What is the minimum fund size sovereign wealth funds will invest in?

For core programs, most SWFs want funds of $500M+ so their typical $50M-$500M commitment doesn't dominate the fund. Emerging manager and regional programs go lower—sometimes $100M-$250M funds with $10M-$50M commitments. Sub-$100M funds are realistic candidates only for venture-specific or strategic programs.

Do sovereign wealth funds invest in first-time funds?

Rarely through core programs, but yes through dedicated emerging manager initiatives, venture programs, and strategic regional vehicles—especially where the GP brings sector expertise the SWF wants (AI, climate, life sciences) or a connection to the SWF's home market.

How much do sovereign wealth funds allocate to private equity?

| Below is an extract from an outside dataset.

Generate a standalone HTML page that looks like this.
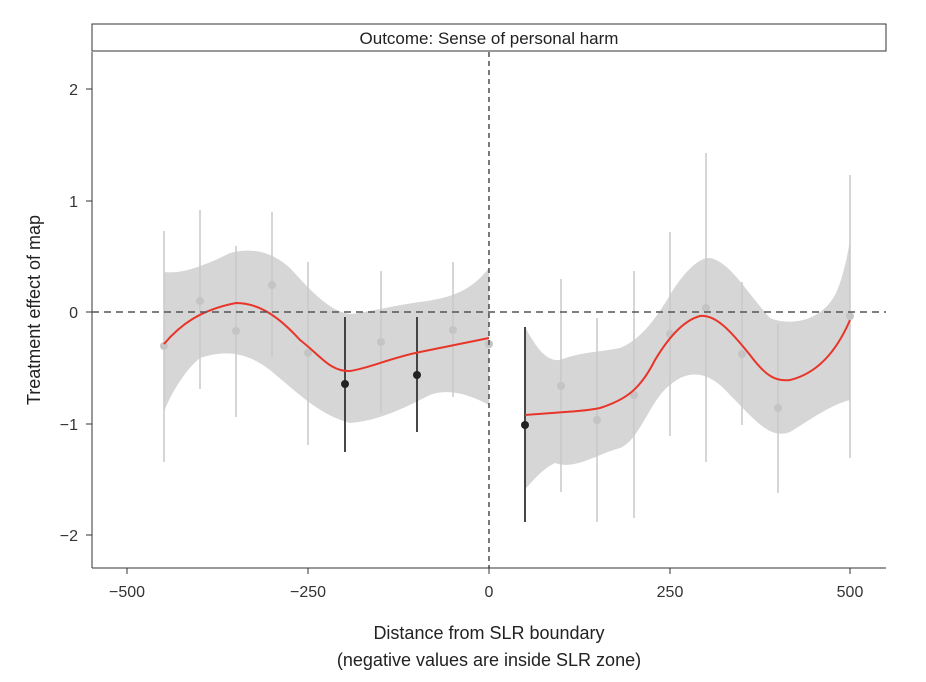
<!DOCTYPE html>
<html><head><style>body{margin:0;background:#fff}svg{display:block}</style></head><body>
<svg width="926" height="682" xmlns="http://www.w3.org/2000/svg" font-family="Liberation Sans, sans-serif">
<rect x="92" y="24" width="794" height="27" fill="#fff" stroke="#333" stroke-width="1"/>
<text x="489" y="44" font-size="17" text-anchor="middle" fill="#222">Outcome: Sense of personal harm</text>
<line x1="92" y1="52" x2="92" y2="568" stroke="#333"/>
<line x1="92" y1="568" x2="886" y2="568" stroke="#333"/>
<g stroke="#333"><line x1="86" y1="89" x2="92" y2="89"/><line x1="86" y1="201" x2="92" y2="201"/><line x1="86" y1="312" x2="92" y2="312"/><line x1="86" y1="424" x2="92" y2="424"/><line x1="86" y1="535" x2="92" y2="535"/>
<line x1="127" y1="568" x2="127" y2="574"/><line x1="308" y1="568" x2="308" y2="574"/><line x1="489" y1="568" x2="489" y2="574"/><line x1="670" y1="568" x2="670" y2="574"/><line x1="850" y1="568" x2="850" y2="574"/></g>
<g font-size="16" fill="#333" text-anchor="end"><text x="78" y="95">2</text><text x="78" y="207">1</text><text x="78" y="318">0</text><text x="78" y="430">−1</text><text x="78" y="541">−2</text></g>
<g font-size="16" fill="#333" text-anchor="middle"><text x="127" y="597">−500</text><text x="308" y="597">−250</text><text x="489" y="597">0</text><text x="670" y="597">250</text><text x="850" y="597">500</text></g>
<text x="489" y="639" font-size="18" text-anchor="middle" fill="#222">Distance from SLR boundary</text>
<text x="489" y="666" font-size="18" text-anchor="middle" fill="#222">(negative values are inside SLR zone)</text>
<text transform="translate(40,310) rotate(-90)" font-size="18" text-anchor="middle" fill="#222">Treatment effect of map</text>
<path d="M164,272 C180,274 200,268 230,253 C250,248 270,250 290,268 C310,290 330,312 350,314 C370,312 390,306 420,302 C450,298 470,292 489,268 L489,405 C470,395 450,388 430,395 C400,410 380,420 350,423 C320,415 300,395 270,370 C250,355 230,348 200,358 C185,370 170,395 164,412 Z" fill="#d6d6d6"/>
<path d="M525,327 C535,345 545,362 560,360 C580,352 600,352 620,348 C640,340 655,320 670,295 C685,270 700,257 710,258 C730,262 745,290 770,318 C790,326 820,322 835,295 C845,275 850,240 850,240 L850,400 C830,405 810,420 790,432 C770,440 755,420 730,395 C710,372 690,368 670,385 C650,400 640,440 620,448 C595,455 575,470 555,463 C540,470 530,485 525,489 Z" fill="#d6d6d6"/>
<g stroke="#c8c8c8" stroke-width="1.5">
<line x1="164" y1="231" x2="164" y2="462"/><line x1="200" y1="210" x2="200" y2="389"/><line x1="236" y1="246" x2="236" y2="417"/><line x1="272" y1="212" x2="272" y2="357"/><line x1="308" y1="262" x2="308" y2="445"/><line x1="381" y1="271" x2="381" y2="413"/><line x1="453" y1="262" x2="453" y2="397"/>
<line x1="561" y1="279" x2="561" y2="492"/><line x1="597" y1="318" x2="597" y2="522"/><line x1="634" y1="271" x2="634" y2="518"/><line x1="670" y1="232" x2="670" y2="436"/><line x1="706" y1="153" x2="706" y2="462"/><line x1="742" y1="282" x2="742" y2="425"/><line x1="778" y1="324" x2="778" y2="493"/><line x1="850" y1="175" x2="850" y2="458"/></g>
<g stroke="#333" stroke-width="1.8"><line x1="345" y1="317" x2="345" y2="452"/><line x1="417" y1="317" x2="417" y2="432"/><line x1="525" y1="327" x2="525" y2="522"/></g>
<g fill="#c4c4c4"><circle cx="164" cy="346" r="4"/><circle cx="200" cy="301" r="4"/><circle cx="236" cy="331" r="4"/><circle cx="272" cy="285" r="4"/><circle cx="308" cy="353" r="4"/><circle cx="381" cy="342" r="4"/><circle cx="453" cy="330" r="4"/><circle cx="489" cy="344" r="4"/>
<circle cx="561" cy="386" r="4"/><circle cx="597" cy="420" r="4"/><circle cx="634" cy="395" r="4"/><circle cx="670" cy="334" r="4"/><circle cx="706" cy="308" r="4"/><circle cx="742" cy="354" r="4"/><circle cx="778" cy="408" r="4"/><circle cx="850" cy="316" r="4"/></g>
<g fill="#222"><circle cx="345" cy="384" r="4"/><circle cx="417" cy="375" r="4"/><circle cx="525" cy="425" r="4"/></g>
<path d="M164,344 C180,325 200,310 236,303 C260,303 280,318 300,340 C320,355 330,372 350,371 C370,368 390,358 420,352 C450,346 470,342 489,338" fill="none" stroke="#e8352a" stroke-width="2"/>
<path d="M525,415 C560,412 580,412 600,408 C625,400 640,390 655,360 C670,335 685,320 700,316 C715,314 730,330 750,355 C765,375 775,382 790,380 C815,374 835,355 850,320" fill="none" stroke="#e8352a" stroke-width="2"/>
<line x1="92" y1="312" x2="886" y2="312" stroke="#555" stroke-width="1.6" stroke-dasharray="7,5"/>
<line x1="489" y1="52" x2="489" y2="568" stroke="#333" stroke-width="1.3" stroke-dasharray="5,4"/>
</svg>
</body></html>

Typically 2-10% of total portfolio across private equity and venture capital, with allocations growing roughly 10% per year. With SWFs and public pensions jointly managing an estimated $36 trillion, even small percentage shifts move tens of billions into private markets annually.

Do I need a placement agent to reach sovereign wealth funds?

Not strictly, but SWFs are the LP category where agents add the most value. Regional specialists know which SWFs have open allocations in your strategy and can get meetings that cold outreach cannot. If you go direct, target named individuals on the external manager team and plan an in-region trip.

What strategic considerations do SWFs bring beyond returns?

Many SWFs have mandates around technology transfer, domestic ecosystem development, and co-investment in companies that may establish operations in their jurisdiction. Founders and GPs in sensitive sectors (AI, defense, semiconductors) should also understand the regulatory and political dimensions of sovereign capital before taking it.